Before this trip, I had traveled to Syria 15 times over the last two years and had visited Damascus, Homs, and Idlib, but skipped Aleppo, as I felt there had been so many journalists in the city.
I didn’t have a particular film in mind, but I did want to make a documentary focused on civilians and hoped I could make one without a single fighter in it. (The film was produced by Channel 4 News in Britain.) I was interested because many civilians were deciding to go back to Aleppo, but the danger is still there. There are still airstrikes and now Scud-missile attacks, and bodies of executed people are being pulled out of the river.
When you first walk through the streets, you think everything is normal. But then the danger hits, and, of course, you see a city filled with garbage. There were no garbage collectors. But the people started to organize themselves and clean up the streets, and this was a process that picked up day by day, and I wanted to explore who was doing this.
I found there was a competition under way between different groups. There are relief groups run by moderates and those organized by radical Islamists, such as Jabhat al-Nusra, the group dubbed a terrorist organization by the Obama administration because of links with al Qaeda. So you see streets being cleaned by al-Nusra and schools organized by al-Nusra and also more moderate groups cleaning streets and operating schools. There was a rivalry going on.
Who is winning? I met more people who explained their moderate ideas, but radical Islamists are doing well; they are very efficient and have more funds. The radical Islamists are very smart also in basing their fighters outside the city and just having their relief workers inside Aleppo. Most civilians are saying they may be quite radical, but at least they are helping and doing things, and the strategy is working.
The amount of horror and sadness is reaching a level where people are becoming radical. I was talking with a grave digger who was burying a child, and he started to scream into my camera, saying, “I am digging this grave for a 7-year-old, and the world, America, is watching and doing nothing, and you are blaming me for becoming more radical. How dare you!” I think this is the tactic of Bashar al-Assad’s regime: to punish and hurt civilians to make them more radical and so he can say he is battling terrorists.
The two boys I filmed working in the hospital are right at the heart of my documentary. They have aged beyond their years. I was trying to find a way to bring out the horror of the hospital without just focusing on corpses and the wounded, but I didn’t like to film there. I hate filming in hospitals, but I knew I needed these scenes to contrast with the people outside and the children playing in the streets.
I first saw 12-year-old Mohamed Asaf giving oxygen to a little girl on a stretcher in the city’s Dar Al Shifa clinic, a converted shopping mall. I was shocked to see him, but I knew I could tell the story through his beautiful, expressive eyes.
I followed him and saw where he slept in the hospital and heard his story. The reaction here in Germany was, why do his parents let him work there and be exposed to such much tragedy? But Mohamed says this is his way of doing jihad—not the jihad of holy war, but the jihad of doing some good and undergoing a spiritual journey. He is just doing his little part to try to make things better. He calls it his “little jihad.” And this is why his parents let him do this.
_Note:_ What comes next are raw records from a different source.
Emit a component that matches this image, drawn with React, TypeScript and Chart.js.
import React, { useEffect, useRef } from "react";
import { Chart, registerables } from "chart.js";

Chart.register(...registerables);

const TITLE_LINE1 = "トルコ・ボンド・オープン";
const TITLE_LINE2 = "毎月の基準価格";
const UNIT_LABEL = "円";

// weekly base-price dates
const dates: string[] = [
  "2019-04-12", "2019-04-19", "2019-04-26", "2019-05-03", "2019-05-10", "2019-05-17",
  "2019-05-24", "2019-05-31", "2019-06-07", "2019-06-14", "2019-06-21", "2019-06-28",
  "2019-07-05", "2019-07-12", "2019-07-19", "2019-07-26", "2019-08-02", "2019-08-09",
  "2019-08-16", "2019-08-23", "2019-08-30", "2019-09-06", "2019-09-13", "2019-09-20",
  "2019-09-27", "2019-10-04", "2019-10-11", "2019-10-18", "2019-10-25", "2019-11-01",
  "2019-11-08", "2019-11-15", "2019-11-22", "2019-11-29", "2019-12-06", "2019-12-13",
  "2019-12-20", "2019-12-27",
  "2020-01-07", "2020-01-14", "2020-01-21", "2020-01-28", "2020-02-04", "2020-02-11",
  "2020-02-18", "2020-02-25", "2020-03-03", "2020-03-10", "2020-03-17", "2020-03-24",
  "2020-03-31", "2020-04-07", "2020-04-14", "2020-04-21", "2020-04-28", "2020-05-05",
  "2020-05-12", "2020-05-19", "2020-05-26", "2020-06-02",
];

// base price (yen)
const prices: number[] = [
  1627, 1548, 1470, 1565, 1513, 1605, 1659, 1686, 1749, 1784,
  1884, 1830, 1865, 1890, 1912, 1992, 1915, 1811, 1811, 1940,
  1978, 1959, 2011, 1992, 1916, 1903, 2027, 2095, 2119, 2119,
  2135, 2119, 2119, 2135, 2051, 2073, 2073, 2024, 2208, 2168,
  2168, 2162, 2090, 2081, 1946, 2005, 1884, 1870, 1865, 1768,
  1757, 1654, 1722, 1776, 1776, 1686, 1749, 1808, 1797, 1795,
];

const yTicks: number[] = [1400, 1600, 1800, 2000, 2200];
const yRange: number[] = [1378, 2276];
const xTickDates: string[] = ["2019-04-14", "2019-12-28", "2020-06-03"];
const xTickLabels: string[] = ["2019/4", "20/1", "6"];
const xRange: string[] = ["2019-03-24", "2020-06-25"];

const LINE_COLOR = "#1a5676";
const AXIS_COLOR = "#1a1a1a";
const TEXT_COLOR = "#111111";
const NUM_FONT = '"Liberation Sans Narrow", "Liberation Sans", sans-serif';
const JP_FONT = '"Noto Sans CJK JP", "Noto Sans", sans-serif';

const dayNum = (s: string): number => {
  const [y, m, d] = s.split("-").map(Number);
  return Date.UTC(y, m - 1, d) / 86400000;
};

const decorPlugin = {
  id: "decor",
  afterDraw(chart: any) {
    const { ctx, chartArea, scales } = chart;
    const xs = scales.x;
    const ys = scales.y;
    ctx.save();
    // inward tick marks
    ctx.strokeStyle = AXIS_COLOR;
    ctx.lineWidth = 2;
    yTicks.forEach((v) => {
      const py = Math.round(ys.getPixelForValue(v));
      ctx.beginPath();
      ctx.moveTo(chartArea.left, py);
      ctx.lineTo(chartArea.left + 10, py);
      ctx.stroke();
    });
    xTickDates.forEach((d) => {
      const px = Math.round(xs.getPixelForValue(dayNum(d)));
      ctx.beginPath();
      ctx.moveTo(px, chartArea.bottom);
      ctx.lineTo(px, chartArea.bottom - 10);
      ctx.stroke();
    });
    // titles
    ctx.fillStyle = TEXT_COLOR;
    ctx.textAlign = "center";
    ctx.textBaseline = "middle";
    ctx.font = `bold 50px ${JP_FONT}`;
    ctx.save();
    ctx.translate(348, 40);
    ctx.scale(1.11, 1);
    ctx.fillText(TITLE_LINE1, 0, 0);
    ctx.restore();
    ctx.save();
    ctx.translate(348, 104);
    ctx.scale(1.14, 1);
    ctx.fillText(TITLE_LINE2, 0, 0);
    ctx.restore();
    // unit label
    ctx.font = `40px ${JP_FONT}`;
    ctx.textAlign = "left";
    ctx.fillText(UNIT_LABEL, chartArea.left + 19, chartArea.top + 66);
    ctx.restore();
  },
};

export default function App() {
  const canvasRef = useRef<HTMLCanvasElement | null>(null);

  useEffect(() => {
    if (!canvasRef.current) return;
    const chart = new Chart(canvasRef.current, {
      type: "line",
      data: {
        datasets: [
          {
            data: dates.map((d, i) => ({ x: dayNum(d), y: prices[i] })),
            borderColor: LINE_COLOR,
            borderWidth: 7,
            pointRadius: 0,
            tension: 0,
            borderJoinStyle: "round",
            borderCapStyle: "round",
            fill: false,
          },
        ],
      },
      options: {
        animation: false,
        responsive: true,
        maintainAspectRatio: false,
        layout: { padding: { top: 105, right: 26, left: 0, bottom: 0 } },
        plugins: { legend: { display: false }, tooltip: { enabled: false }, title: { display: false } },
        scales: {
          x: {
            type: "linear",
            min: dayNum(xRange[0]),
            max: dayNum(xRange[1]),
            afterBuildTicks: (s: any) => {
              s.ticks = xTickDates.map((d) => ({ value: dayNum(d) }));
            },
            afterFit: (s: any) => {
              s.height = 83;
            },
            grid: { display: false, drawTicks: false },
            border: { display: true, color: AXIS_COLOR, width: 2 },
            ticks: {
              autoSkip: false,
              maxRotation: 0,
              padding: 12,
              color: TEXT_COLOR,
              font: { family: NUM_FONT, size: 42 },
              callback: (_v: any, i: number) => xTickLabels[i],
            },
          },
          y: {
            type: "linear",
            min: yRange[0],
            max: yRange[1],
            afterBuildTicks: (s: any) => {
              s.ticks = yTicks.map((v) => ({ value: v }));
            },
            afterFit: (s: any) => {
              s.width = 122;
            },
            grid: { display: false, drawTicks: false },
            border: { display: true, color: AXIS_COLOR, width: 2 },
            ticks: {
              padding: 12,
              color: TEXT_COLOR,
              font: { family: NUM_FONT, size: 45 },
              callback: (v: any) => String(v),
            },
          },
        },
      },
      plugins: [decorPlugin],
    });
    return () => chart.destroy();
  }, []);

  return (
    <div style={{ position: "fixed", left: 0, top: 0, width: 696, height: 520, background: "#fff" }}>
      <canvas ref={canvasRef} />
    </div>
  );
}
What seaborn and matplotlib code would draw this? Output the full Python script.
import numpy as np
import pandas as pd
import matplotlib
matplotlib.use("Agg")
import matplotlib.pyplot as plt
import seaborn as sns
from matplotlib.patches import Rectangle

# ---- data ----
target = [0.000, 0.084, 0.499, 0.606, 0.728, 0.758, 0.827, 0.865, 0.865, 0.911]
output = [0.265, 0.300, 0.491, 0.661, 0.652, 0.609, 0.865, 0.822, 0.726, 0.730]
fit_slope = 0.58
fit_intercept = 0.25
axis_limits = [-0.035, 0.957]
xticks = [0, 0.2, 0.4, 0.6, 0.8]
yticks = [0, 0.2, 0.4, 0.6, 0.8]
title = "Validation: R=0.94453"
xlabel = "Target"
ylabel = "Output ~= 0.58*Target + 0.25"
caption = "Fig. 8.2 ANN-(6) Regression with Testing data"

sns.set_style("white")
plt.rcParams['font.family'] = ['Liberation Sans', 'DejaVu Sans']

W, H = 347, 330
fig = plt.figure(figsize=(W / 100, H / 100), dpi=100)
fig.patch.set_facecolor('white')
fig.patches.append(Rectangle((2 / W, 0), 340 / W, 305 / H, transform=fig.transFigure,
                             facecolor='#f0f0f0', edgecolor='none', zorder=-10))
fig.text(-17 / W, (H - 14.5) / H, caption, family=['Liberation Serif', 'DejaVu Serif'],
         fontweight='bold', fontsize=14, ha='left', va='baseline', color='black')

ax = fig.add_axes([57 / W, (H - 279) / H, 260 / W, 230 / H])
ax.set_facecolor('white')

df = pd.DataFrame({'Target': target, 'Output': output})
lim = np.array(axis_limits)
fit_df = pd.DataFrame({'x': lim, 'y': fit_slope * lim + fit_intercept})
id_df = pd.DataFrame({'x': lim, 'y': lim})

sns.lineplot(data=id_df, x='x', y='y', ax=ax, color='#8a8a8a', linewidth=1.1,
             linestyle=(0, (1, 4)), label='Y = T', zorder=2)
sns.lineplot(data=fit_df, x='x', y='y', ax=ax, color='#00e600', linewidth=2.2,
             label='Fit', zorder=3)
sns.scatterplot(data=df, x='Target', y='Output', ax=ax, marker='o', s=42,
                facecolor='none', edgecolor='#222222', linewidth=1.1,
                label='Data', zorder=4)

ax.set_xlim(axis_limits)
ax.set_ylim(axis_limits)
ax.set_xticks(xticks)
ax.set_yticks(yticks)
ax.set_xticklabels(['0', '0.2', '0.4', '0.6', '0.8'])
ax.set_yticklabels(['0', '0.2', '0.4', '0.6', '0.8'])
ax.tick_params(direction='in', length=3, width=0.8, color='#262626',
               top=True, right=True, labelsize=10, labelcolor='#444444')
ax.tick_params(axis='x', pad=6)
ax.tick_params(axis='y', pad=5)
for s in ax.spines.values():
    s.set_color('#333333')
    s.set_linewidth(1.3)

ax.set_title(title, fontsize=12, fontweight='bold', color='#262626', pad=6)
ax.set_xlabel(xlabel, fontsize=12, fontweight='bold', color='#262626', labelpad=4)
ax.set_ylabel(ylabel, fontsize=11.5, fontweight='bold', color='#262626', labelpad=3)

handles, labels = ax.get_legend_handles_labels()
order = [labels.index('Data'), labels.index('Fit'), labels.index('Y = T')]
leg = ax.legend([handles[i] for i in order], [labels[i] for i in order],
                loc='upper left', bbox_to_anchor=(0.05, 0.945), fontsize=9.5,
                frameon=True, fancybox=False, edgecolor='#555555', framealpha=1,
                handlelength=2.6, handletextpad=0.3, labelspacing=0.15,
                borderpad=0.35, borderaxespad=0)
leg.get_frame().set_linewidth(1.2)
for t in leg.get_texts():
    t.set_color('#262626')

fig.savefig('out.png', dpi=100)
His 16-year-old brother also works at the hospital, and his father, who was a mechanic before the civil war, at first smuggled medicine for the clinic, but now is running the pharmacy. Mohamed says everything has changed for him. He thinks he has become somebody else, something new.
I first glimpsed 11-year-old Yussef Mohamed tenderly cleaning the face of someone wounded. He was an orphan, and he was in front of the hospital one time and just came in and started to work and stayed. Three days later I filmed him dying there on a bench. At first I didn’t recognize him. So many things had happened that day in the hospital with so many wounded arriving.
I have had much more dangerous trips into Syria. But the tragedy in Aleppo was somehow more intense—from Mohamad’s story to watching the fishing of corpses out of the river Queiq. It is pretty harsh. I came back to Germany and still find it hard to disconnect.